As is commonplace these days, playing the ‘safety card’ has an emotional appeal that could well sway the public to a particular point of view, regardless of the true situation. So-called ‘expert’ opinions have been put forward that might even result in changes to the law on when and how strikes can take place.

It would be good if, before pronouncing solutions, some of this ‘informed’ opinion understood what the real issues are. Unfortunately, DOO as an acronym is commonly used as a ‘catch all’ for a number of ways by which trains can be operated in a more efficient manner. None of these preclude a second person being on board for customer care purposes.

Some definitions

It’s all about automation and, in all variants, power doors are a prerequisite. But what are the actual operational methods that are often described as DOO?

  • ATO = Automatic Train Operation. The train, upon getting a ‘Go’ command, will drive itself to the next scheduled stopping place within the safety control of the signalling system. Normally, an ATO train will have a driver remaining in the front cab, the sole member of staff on board, who will close the doors and initiate the ‘start’ button.
  • DOO = Driver Only Operation (the only true use of the acronym). The driver is in sole charge of the train and is responsible for train movement control as well as door operation.
  • DTO = Driverless Train Operation. The train has no dedicated driver but retains an on-board attendant to look after passenger interests as well as door closure activation that initiates a train start command for ATO to take over. In the event of equipment failure, the attendant has the facility to move the train at slow speed to a safe stopping point.
  • UTO = Unattended Train Operation. The train has no on-board staff and train movement, as well as door opening and closing, is entirely automatic, controlled by a timed sequence. Examples of this can be found at airports for shuttle transits that take travellers between terminals, but it also exists on a number of Metro lines around the world. Paris Metro lines 1 and 14 operate on this basis.
  • DCO = Driver Controlled Operation. This is a new term, invented during the current UK disputes, that has the driver controlling train movements and door operation, and the conductor looking after passenger interests. In the event of a conductor not being available for whatever reason, the train can still run in DOO mode rather than being cancelled.

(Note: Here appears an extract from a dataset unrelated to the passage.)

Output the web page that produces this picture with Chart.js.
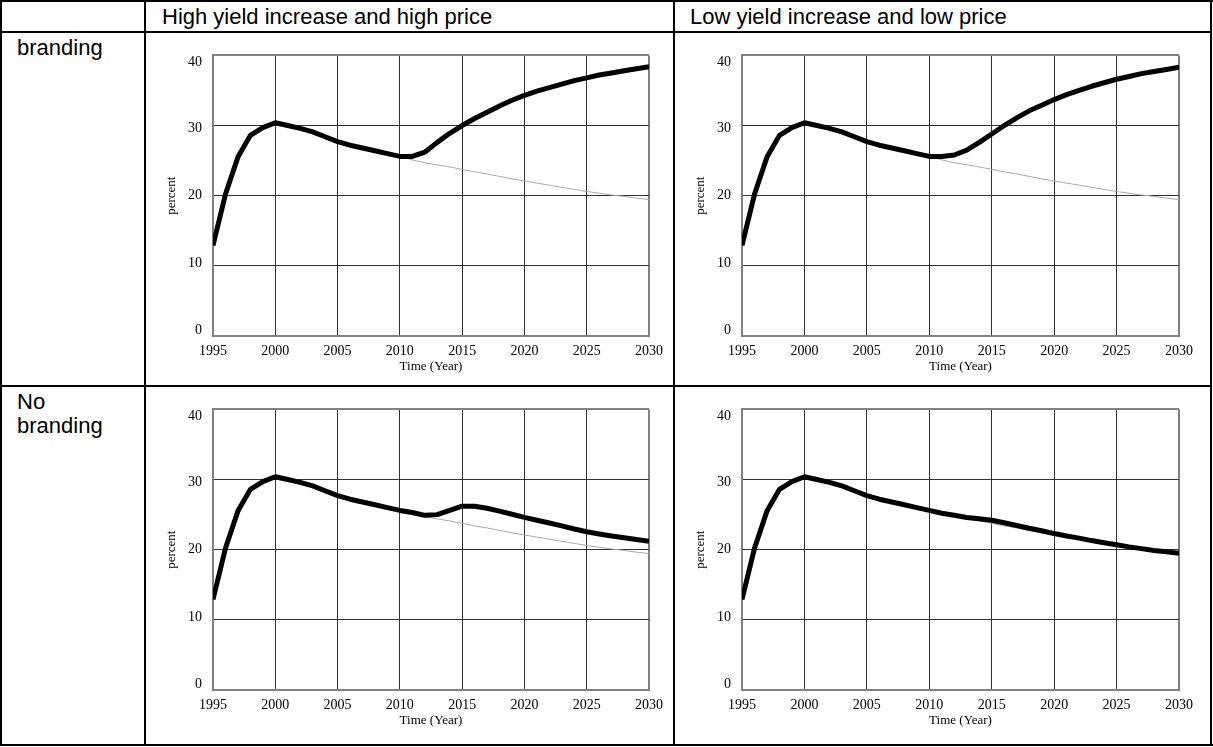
<!DOCTYPE html>
<html>
<head>
<meta charset="utf-8">
<script src="https://cdn.jsdelivr.net/npm/chart.js@4.4.1/dist/chart.umd.min.js"></script>
<style>
  body { margin: 0; background: #fff; width: 1213px; height: 747px; position: relative; overflow: hidden; font-family: "Liberation Sans", Arial, sans-serif; color: #000; }
  .line { position: absolute; background: #000; }
  .head { position: absolute; top: 2px; height: 30px; line-height: 30px; font-size: 22px; white-space: nowrap; }
  .rowlab { position: absolute; left: 17px; width: 112px; font-size: 22px; line-height: 24px; }
  canvas { position: absolute; }
</style>
</head>
<body>
<!-- table frame -->
<div class="line" style="left:0;top:0;width:1213px;height:2px"></div>
<div class="line" style="left:0;top:744px;width:1213px;height:2px"></div>
<div class="line" style="left:0;top:0;width:2px;height:746px"></div>
<div class="line" style="left:1210px;top:0;width:2px;height:746px"></div>
<div class="line" style="left:0;top:31px;width:1212px;height:2px"></div>
<div class="line" style="left:0;top:385px;width:1212px;height:2px"></div>
<div class="line" style="left:144px;top:0;width:2px;height:746px"></div>
<div class="line" style="left:673px;top:0;width:2px;height:746px"></div>

<div class="head" style="left:162px">High yield increase and high price</div>
<div class="head" style="left:690px">Low yield increase and low price</div>
<div class="rowlab" style="top:36px">branding</div>
<div class="rowlab" style="top:390px">No branding</div>

<canvas id="c1" width="520" height="348" style="left:150px;top:36px"></canvas>
<canvas id="c2" width="521" height="348" style="left:679px;top:36px"></canvas>
<canvas id="c3" width="520" height="348" style="left:150px;top:390px"></canvas>
<canvas id="c4" width="521" height="348" style="left:679px;top:390px"></canvas>

<script>
// Years on the x axis
const years = [1995, 1996, 1997, 1998, 1999, 2000, 2001, 2002, 2003, 2004, 2005, 2006,
    2007, 2008, 2009, 2010, 2011, 2012, 2013, 2014, 2015, 2016, 2017, 2018,
    2019, 2020, 2021, 2022, 2023, 2024, 2025, 2026, 2027, 2028, 2029, 2030];
const xTicks = [1995, 2000, 2005, 2010, 2015, 2020, 2025, 2030];
const yTicks = [0, 10, 20, 30, 40];

// Reference run (thin grey line, same in every panel)
const baseline = [12.9, 20.2, 25.5, 28.6, 29.7, 30.4, 30.0, 29.6, 29.1, 28.4, 27.7, 27.2,
    26.8, 26.4, 26.0, 25.6, 25.1, 24.7, 24.4, 24.1, 23.75, 23.4, 23.1, 22.75,
    22.4, 22.1, 21.8, 21.5, 21.2, 20.9, 20.6, 20.35, 20.1, 19.9, 19.65, 19.45];

// Scenario runs (thick black line)
const brandHigh = [12.9, 20.2, 25.5, 28.6, 29.7, 30.4, 30.0, 29.6, 29.1, 28.4, 27.7, 27.2,
    26.8, 26.4, 26.0, 25.6, 25.6, 26.2, 27.6, 28.9, 30.0, 31.0, 31.9, 32.8,
    33.6, 34.3, 34.9, 35.4, 35.9, 36.4, 36.8, 37.2, 37.5, 37.8, 38.1, 38.4];
const brandLow = [12.9, 20.2, 25.5, 28.6, 29.7, 30.4, 30.0, 29.6, 29.1, 28.4, 27.7, 27.2,
    26.8, 26.4, 26.0, 25.6, 25.6, 25.8, 26.5, 27.6, 28.8, 30.0, 31.1, 32.1,
    32.9, 33.7, 34.4, 35.0, 35.6, 36.1, 36.6, 37.0, 37.4, 37.7, 38.0, 38.3];
const noBrandHigh = [12.9, 20.2, 25.5, 28.6, 29.7, 30.4, 30.0, 29.6, 29.1, 28.4, 27.7, 27.2,
    26.8, 26.4, 26.0, 25.6, 25.3, 24.9, 25.0, 25.6, 26.2, 26.2, 25.9, 25.5,
    25.05, 24.6, 24.2, 23.8, 23.4, 22.95, 22.55, 22.25, 21.95, 21.7, 21.45, 21.2];
const noBrandLow = [12.9, 20.2, 25.5, 28.6, 29.7, 30.4, 30.0, 29.6, 29.1, 28.4, 27.7, 27.2,
    26.8, 26.4, 26.0, 25.6, 25.2, 24.9, 24.6, 24.4, 24.2, 23.85, 23.45, 23.05,
    22.7, 22.3, 21.95, 21.65, 21.3, 21.0, 20.7, 20.4, 20.15, 19.9, 19.7, 19.5];

const serif = 'Liberation Serif, Times New Roman, serif';
const frameColor = '#808080';
const gridColor = '#333';

// The y labels sit a little inside the frame at the ends (vensim style)
const yLabelShift = [-6, -3, 0, 3, 7];
const labelShiftPlugin = {
    id: 'labelShift',
    beforeDraw(chart) {
        const items = chart.scales.y.getLabelItems();
        items.forEach((item, i) => {
            if (item.shifted) return;
            item.options.translation[1] += yLabelShift[i] || 0;
            item.shifted = true;
        });
    }
};

function toPoints(arr) {
    return arr.map((v, i) => ({ x: years[i], y: v }));
}

function makePanel(id, values) {
    const xFirst = xTicks[0], xLast = xTicks[xTicks.length - 1];
    const yFirst = yTicks[0], yLast = yTicks[yTicks.length - 1];
    new Chart(document.getElementById(id), {
        type: 'line',
        data: {
            datasets: [{
                data: toPoints(values),
                borderColor: '#000',
                borderWidth: 5,
                borderJoinStyle: 'round',
                pointRadius: 0,
                tension: 0
            }, {
                data: toPoints(baseline),
                borderColor: '#a8a8a8',
                borderWidth: 1,
                pointRadius: 0,
                tension: 0
            }]
        },
        plugins: [labelShiftPlugin],
        options: {
            responsive: false,
            animation: false,
            devicePixelRatio: 1,
            layout: { padding: { top: 6, right: 20, left: 0, bottom: 0 } },
            plugins: { legend: { display: false }, tooltip: { enabled: false } },
            scales: {
                x: {
                    type: 'linear',
                    min: xFirst,
                    max: xLast,
                    afterBuildTicks: s => { s.ticks = xTicks.map(v => ({ value: v })); },
                    afterFit: s => { s.height = 48; },
                    ticks: {
                        padding: 7,
                        color: '#000',
                        maxRotation: 0,
                        autoSkip: false,
                        font: { family: serif, size: 14 },
                        callback: v => String(v)
                    },
                    grid: {
                        drawTicks: false,
                        color: c => (c.tick && (c.tick.value === xFirst || c.tick.value === xLast)) ? frameColor : gridColor,
                        lineWidth: c => (c.tick && (c.tick.value === xFirst || c.tick.value === xLast)) ? 2 : 1
                    },
                    border: { display: true, color: frameColor, width: 2 },
                    title: {
                        display: true,
                        text: 'Time (Year)',
                        color: '#000',
                        font: { family: serif, size: 13 },
                        padding: { top: 0, bottom: 10 }
                    }
                },
                y: {
                    min: yFirst,
                    max: yLast,
                    afterBuildTicks: s => { s.ticks = yTicks.map(v => ({ value: v })); },
                    afterFit: s => { s.width = 63; },
                    ticks: {
                        padding: 11,
                        color: '#000',
                        font: { family: serif, size: 14 },
                        callback: v => String(v)
                    },
                    grid: {
                        drawTicks: false,
                        color: c => (c.tick && (c.tick.value === yFirst || c.tick.value === yLast)) ? frameColor : gridColor,
                        lineWidth: c => (c.tick && (c.tick.value === yFirst || c.tick.value === yLast)) ? 2 : 1
                    },
                    border: { display: true, color: frameColor, width: 2 },
                    title: {
                        display: true,
                        text: 'percent',
                        color: '#000',
                        font: { family: serif, size: 13 },
                        padding: { top: 14, bottom: 0 }
                    }
                }
            }
        }
    });
}

makePanel('c1', brandHigh);
makePanel('c2', brandLow);
makePanel('c3', noBrandHigh);
makePanel('c4', noBrandLow);
</script>
</body>
</html>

Other than DCO, none of these are new.

ATO is common place on metros and dates from the original London Underground Victoria Line in 1969. More recently, ATO has been introduced on the Central, Jubilee and Northern Lines as well as a more modern version on the Victoria Line.

DOO was negotiated in the 1980s and first introduced on the Bedford – St Pancras route in 1982. It has been extended to other inner suburban routes around London and Glasgow and is now used on London Overground and Thameslink. On London Underground, DOO (known as OPO – One Person Operation) was introduced on the Circle and Hammersmith & City Lines in 1984 and was subsequently extended to all other lines by 2000 as a precursor to ATO on the lines referred to above.

DTO has existed on the Docklands Light Railway since its opening.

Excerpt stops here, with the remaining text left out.